= 4x4 house =

Building designed by Japanese architect Tadao Ando

The 4x4 house is a private residential house designed by the Japanese architect Tadao Ando and located in Tarumi-ku, Kobe, Hyogo, on the coast of the Inland Sea in Japan.

==History==
The 4x4 house plan was built in the aftermath of the Great Hanshin earthquake. The architecture magazine Brutus invited its readers to submit development ideas to a selection of architects. The latter picked this sea-front site idea. The redevelopment project was comprised or narrow and chaotic strips of lands. The house was built in 2003.

The lot, about 65 square meters, was the property of Yoshinari Nakata. 1/4 of the land is regularly flooded by seawater. Nakata was the reader who suggested his own lot to the Brutus call-to-submission. Tadao Ando was interested by the site's limitations and its closeness to the 1995 earthquake.

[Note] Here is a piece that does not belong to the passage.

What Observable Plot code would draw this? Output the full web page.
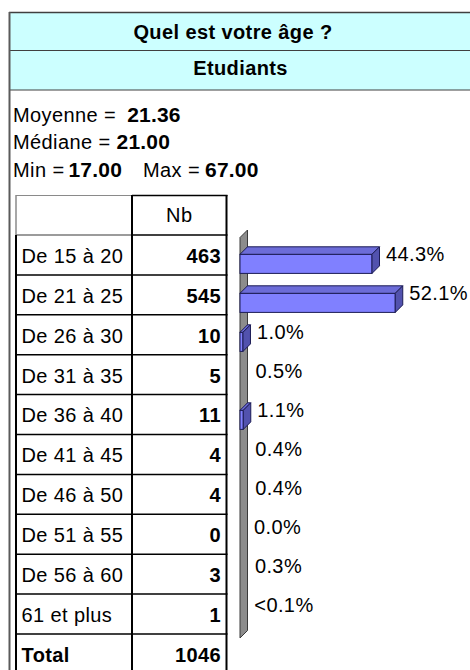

An identical house (4x4 house II) was commissioned to Ando Tadao by the neighbor of the adjacent plot (built in 2004), but the two twin houses were built using different materials. The 4x4 has a staircase and is made of concrete, and its copy has an elevator and is made of wood (laminated pine from Oregon and Paulownia wood). Using different materials was a suggestion made by the architect. The architect has often worked on twin and/or dualistic structures (and he has a twin brother). This brutalist modernist house on the beach is close to surrealistic.

The architect has also published an addition proposition for the house, a straight concrete staircase descending from the house to the sandy beach, with a square concrete patio at the base of the stairs that sinks under water when the sea is at full tide.

Before the construction of the 4x4 house, the authorities did not consider this strip of land to be constructible.

==Description==
The 4x4 house is a four story tower with 4m x 4m dimensions (13x13 feet) in a 16.5 foot-square space. The overall shape and location of the building is evocative of a watchtower.

The house is encased in concrete and deep in the ground to resist to lateral forces. The bedrooms are on the intermediary floors, and the kitchen and living room are on the top floor. The organization of the house follows the principles of the Ken organisational framework, and is often mentioned as an example of Jutaku houses.

The last floor is a 4x4m cube that is displaced exactly 1m from the vertical axis of the building in the direction of the water, giving a sensation of being at sea when looking at the horizon. The house has a direct view on the Akashi Kaikyō Bridge. Located next to a rail track, a major road, a sea corridor, and an airport, the house is very noisy.